> _WORK TO DO_: Below is some material; set it all down exactly, apart from the pictures.

> _MATERIAL PROVIDED_:

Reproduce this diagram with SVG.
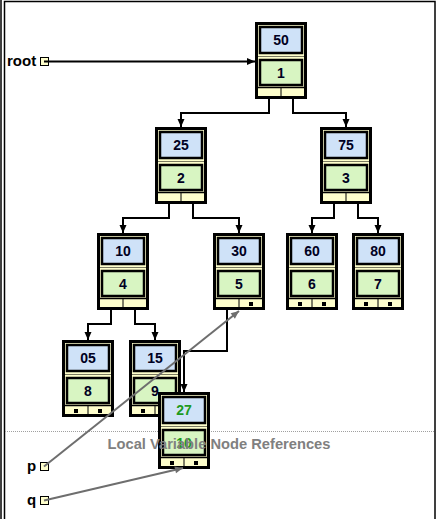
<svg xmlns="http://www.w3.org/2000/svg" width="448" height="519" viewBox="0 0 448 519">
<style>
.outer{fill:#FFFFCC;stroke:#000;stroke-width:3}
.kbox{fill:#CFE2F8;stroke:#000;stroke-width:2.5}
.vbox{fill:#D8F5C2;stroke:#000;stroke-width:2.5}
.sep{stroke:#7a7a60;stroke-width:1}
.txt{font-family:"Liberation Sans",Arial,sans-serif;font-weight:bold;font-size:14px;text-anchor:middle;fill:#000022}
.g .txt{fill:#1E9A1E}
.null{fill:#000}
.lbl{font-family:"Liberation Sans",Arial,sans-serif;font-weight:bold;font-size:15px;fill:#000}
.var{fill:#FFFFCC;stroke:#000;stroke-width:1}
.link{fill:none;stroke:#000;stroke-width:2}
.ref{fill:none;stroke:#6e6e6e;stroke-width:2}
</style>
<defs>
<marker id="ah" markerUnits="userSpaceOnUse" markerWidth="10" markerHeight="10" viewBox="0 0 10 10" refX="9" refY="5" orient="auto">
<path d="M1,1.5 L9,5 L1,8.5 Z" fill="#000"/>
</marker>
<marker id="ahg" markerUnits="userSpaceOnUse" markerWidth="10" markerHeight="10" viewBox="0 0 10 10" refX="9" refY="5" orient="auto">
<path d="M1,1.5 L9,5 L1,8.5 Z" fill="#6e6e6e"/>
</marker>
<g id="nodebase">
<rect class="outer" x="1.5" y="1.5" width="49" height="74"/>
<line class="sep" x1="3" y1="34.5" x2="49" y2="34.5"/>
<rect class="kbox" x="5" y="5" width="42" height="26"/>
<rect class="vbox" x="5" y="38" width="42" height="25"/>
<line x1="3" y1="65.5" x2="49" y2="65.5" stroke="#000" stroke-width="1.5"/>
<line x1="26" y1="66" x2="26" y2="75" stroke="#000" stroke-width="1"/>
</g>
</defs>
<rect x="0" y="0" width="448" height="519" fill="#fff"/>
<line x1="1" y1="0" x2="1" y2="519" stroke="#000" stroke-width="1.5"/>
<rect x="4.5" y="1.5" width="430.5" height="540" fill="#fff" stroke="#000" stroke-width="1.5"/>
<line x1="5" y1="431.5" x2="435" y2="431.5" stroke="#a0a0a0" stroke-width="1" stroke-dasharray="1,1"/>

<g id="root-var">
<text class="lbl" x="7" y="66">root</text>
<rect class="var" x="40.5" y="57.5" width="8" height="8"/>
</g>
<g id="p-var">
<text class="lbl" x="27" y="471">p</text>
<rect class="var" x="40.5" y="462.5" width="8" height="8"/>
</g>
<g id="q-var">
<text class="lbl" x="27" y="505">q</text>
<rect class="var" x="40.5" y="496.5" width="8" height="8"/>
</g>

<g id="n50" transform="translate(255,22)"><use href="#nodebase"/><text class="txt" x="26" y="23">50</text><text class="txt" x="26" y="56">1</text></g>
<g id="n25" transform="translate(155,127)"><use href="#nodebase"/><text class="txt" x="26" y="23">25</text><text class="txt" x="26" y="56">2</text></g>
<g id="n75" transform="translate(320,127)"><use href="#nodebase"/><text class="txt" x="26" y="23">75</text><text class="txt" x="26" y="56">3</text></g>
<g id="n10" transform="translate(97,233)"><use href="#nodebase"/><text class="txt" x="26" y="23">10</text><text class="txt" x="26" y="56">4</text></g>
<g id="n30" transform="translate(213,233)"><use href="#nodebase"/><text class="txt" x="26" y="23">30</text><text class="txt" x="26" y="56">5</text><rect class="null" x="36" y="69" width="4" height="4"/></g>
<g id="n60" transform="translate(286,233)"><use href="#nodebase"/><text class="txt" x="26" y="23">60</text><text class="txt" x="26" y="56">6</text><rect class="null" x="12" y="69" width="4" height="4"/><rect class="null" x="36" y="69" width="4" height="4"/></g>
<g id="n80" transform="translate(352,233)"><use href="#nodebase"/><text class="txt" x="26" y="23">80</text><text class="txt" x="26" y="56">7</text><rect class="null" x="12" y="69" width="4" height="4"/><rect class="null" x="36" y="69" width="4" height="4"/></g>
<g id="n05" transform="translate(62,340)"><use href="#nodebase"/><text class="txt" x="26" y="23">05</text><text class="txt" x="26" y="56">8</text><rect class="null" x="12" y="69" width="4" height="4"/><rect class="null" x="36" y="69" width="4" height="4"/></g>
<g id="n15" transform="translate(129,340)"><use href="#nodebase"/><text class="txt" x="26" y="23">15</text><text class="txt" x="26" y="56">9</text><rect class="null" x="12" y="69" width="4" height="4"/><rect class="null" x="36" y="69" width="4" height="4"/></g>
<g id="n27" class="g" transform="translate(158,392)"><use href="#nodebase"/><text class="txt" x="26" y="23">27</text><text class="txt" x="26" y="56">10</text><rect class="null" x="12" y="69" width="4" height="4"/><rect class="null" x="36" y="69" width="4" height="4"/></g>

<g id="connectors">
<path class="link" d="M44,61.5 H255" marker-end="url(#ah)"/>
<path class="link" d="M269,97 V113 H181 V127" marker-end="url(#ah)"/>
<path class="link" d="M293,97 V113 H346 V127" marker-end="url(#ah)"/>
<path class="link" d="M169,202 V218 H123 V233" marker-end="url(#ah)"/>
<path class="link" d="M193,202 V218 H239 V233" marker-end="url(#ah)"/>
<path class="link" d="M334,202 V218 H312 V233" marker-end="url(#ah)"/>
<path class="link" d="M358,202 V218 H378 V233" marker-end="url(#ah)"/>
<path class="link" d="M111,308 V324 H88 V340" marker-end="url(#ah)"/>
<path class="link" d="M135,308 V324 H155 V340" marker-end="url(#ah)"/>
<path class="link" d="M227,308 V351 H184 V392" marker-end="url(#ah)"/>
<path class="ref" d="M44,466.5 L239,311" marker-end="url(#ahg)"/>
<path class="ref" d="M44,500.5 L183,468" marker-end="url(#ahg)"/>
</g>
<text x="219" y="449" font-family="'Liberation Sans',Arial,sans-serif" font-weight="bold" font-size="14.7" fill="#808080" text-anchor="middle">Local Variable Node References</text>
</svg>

> _EXPECTED ANSWER_:
Reproduce this diagram with SVG.
<svg xmlns="http://www.w3.org/2000/svg" width="448" height="519" viewBox="0 0 448 519">
<style>
.outer{fill:#FFFFCC;stroke:#000;stroke-width:3}
.kbox{fill:#CFE2F8;stroke:#000;stroke-width:2.5}
.vbox{fill:#D8F5C2;stroke:#000;stroke-width:2.5}
.sep{stroke:#7a7a60;stroke-width:1}
.txt{font-family:"Liberation Sans",Arial,sans-serif;font-weight:bold;font-size:14px;text-anchor:middle;fill:#000022}
.g .txt{fill:#1E9A1E}
.null{fill:#000}
.lbl{font-family:"Liberation Sans",Arial,sans-serif;font-weight:bold;font-size:15px;fill:#000}
.var{fill:#FFFFCC;stroke:#000;stroke-width:1}
.link{fill:none;stroke:#000;stroke-width:2}
.ref{fill:none;stroke:#6e6e6e;stroke-width:2}
</style>
<defs>
<marker id="ah" markerUnits="userSpaceOnUse" markerWidth="10" markerHeight="10" viewBox="0 0 10 10" refX="9" refY="5" orient="auto">
<path d="M1,1.5 L9,5 L1,8.5 Z" fill="#000"/>
</marker>
<marker id="ahg" markerUnits="userSpaceOnUse" markerWidth="10" markerHeight="10" viewBox="0 0 10 10" refX="9" refY="5" orient="auto">
<path d="M1,1.5 L9,5 L1,8.5 Z" fill="#6e6e6e"/>
</marker>
<g id="nodebase">
<rect class="outer" x="1.5" y="1.5" width="49" height="74"/>
<line class="sep" x1="3" y1="34.5" x2="49" y2="34.5"/>
<rect class="kbox" x="5" y="5" width="42" height="26"/>
<rect class="vbox" x="5" y="38" width="42" height="25"/>
<line x1="3" y1="65.5" x2="49" y2="65.5" stroke="#000" stroke-width="1.5"/>
<line x1="26" y1="66" x2="26" y2="75" stroke="#000" stroke-width="1"/>
</g>
</defs>
<rect x="0" y="0" width="448" height="519" fill="#fff"/>
<line x1="1" y1="0" x2="1" y2="519" stroke="#000" stroke-width="1.5"/>
<rect x="4.5" y="1.5" width="430.5" height="540" fill="#fff" stroke="#000" stroke-width="1.5"/>
<line x1="5" y1="431.5" x2="435" y2="431.5" stroke="#a0a0a0" stroke-width="1" stroke-dasharray="1,1"/>

<g id="root-var">
<text class="lbl" x="7" y="66">root</text>
<rect class="var" x="40.5" y="57.5" width="8" height="8"/>
</g>
<g id="p-var">
<text class="lbl" x="27" y="471">p</text>
<rect class="var" x="40.5" y="462.5" width="8" height="8"/>
</g>
<g id="q-var">
<text class="lbl" x="27" y="505">q</text>
<rect class="var" x="40.5" y="496.5" width="8" height="8"/>
</g>

<g id="n50" transform="translate(255,22)"><use href="#nodebase"/><text class="txt" x="26" y="23">50</text><text class="txt" x="26" y="56">1</text></g>
<g id="n25" transform="translate(155,127)"><use href="#nodebase"/><text class="txt" x="26" y="23">25</text><text class="txt" x="26" y="56">2</text></g>
<g id="n75" transform="translate(320,127)"><use href="#nodebase"/><text class="txt" x="26" y="23">75</text><text class="txt" x="26" y="56">3</text></g>
<g id="n10" transform="translate(97,233)"><use href="#nodebase"/><text class="txt" x="26" y="23">10</text><text class="txt" x="26" y="56">4</text></g>
<g id="n30" transform="translate(213,233)"><use href="#nodebase"/><text class="txt" x="26" y="23">30</text><text class="txt" x="26" y="56">5</text><rect class="null" x="36" y="69" width="4" height="4"/></g>
<g id="n60" transform="translate(286,233)"><use href="#nodebase"/><text class="txt" x="26" y="23">60</text><text class="txt" x="26" y="56">6</text><rect class="null" x="12" y="69" width="4" height="4"/><rect class="null" x="36" y="69" width="4" height="4"/></g>
<g id="n80" transform="translate(352,233)"><use href="#nodebase"/><text class="txt" x="26" y="23">80</text><text class="txt" x="26" y="56">7</text><rect class="null" x="12" y="69" width="4" height="4"/><rect class="null" x="36" y="69" width="4" height="4"/></g>
<g id="n05" transform="translate(62,340)"><use href="#nodebase"/><text class="txt" x="26" y="23">05</text><text class="txt" x="26" y="56">8</text><rect class="null" x="12" y="69" width="4" height="4"/><rect class="null" x="36" y="69" width="4" height="4"/></g>
<g id="n15" transform="translate(129,340)"><use href="#nodebase"/><text class="txt" x="26" y="23">15</text><text class="txt" x="26" y="56">9</text><rect class="null" x="12" y="69" width="4" height="4"/><rect class="null" x="36" y="69" width="4" height="4"/></g>
<g id="n27" class="g" transform="translate(158,392)"><use href="#nodebase"/><text class="txt" x="26" y="23">27</text><text class="txt" x="26" y="56">10</text><rect class="null" x="12" y="69" width="4" height="4"/><rect class="null" x="36" y="69" width="4" height="4"/></g>

<g id="connectors">
<path class="link" d="M44,61.5 H255" marker-end="url(#ah)"/>
<path class="link" d="M269,97 V113 H181 V127" marker-end="url(#ah)"/>
<path class="link" d="M293,97 V113 H346 V127" marker-end="url(#ah)"/>
<path class="link" d="M169,202 V218 H123 V233" marker-end="url(#ah)"/>
<path class="link" d="M193,202 V218 H239 V233" marker-end="url(#ah)"/>
<path class="link" d="M334,202 V218 H312 V233" marker-end="url(#ah)"/>
<path class="link" d="M358,202 V218 H378 V233" marker-end="url(#ah)"/>
<path class="link" d="M111,308 V324 H88 V340" marker-end="url(#ah)"/>
<path class="link" d="M135,308 V324 H155 V340" marker-end="url(#ah)"/>
<path class="link" d="M227,308 V351 H184 V392" marker-end="url(#ah)"/>
<path class="ref" d="M44,466.5 L239,311" marker-end="url(#ahg)"/>
<path class="ref" d="M44,500.5 L183,468" marker-end="url(#ahg)"/>
</g>
<text x="219" y="449" font-family="'Liberation Sans',Arial,sans-serif" font-weight="bold" font-size="14.7" fill="#808080" text-anchor="middle">Local Variable Node References</text>
</svg>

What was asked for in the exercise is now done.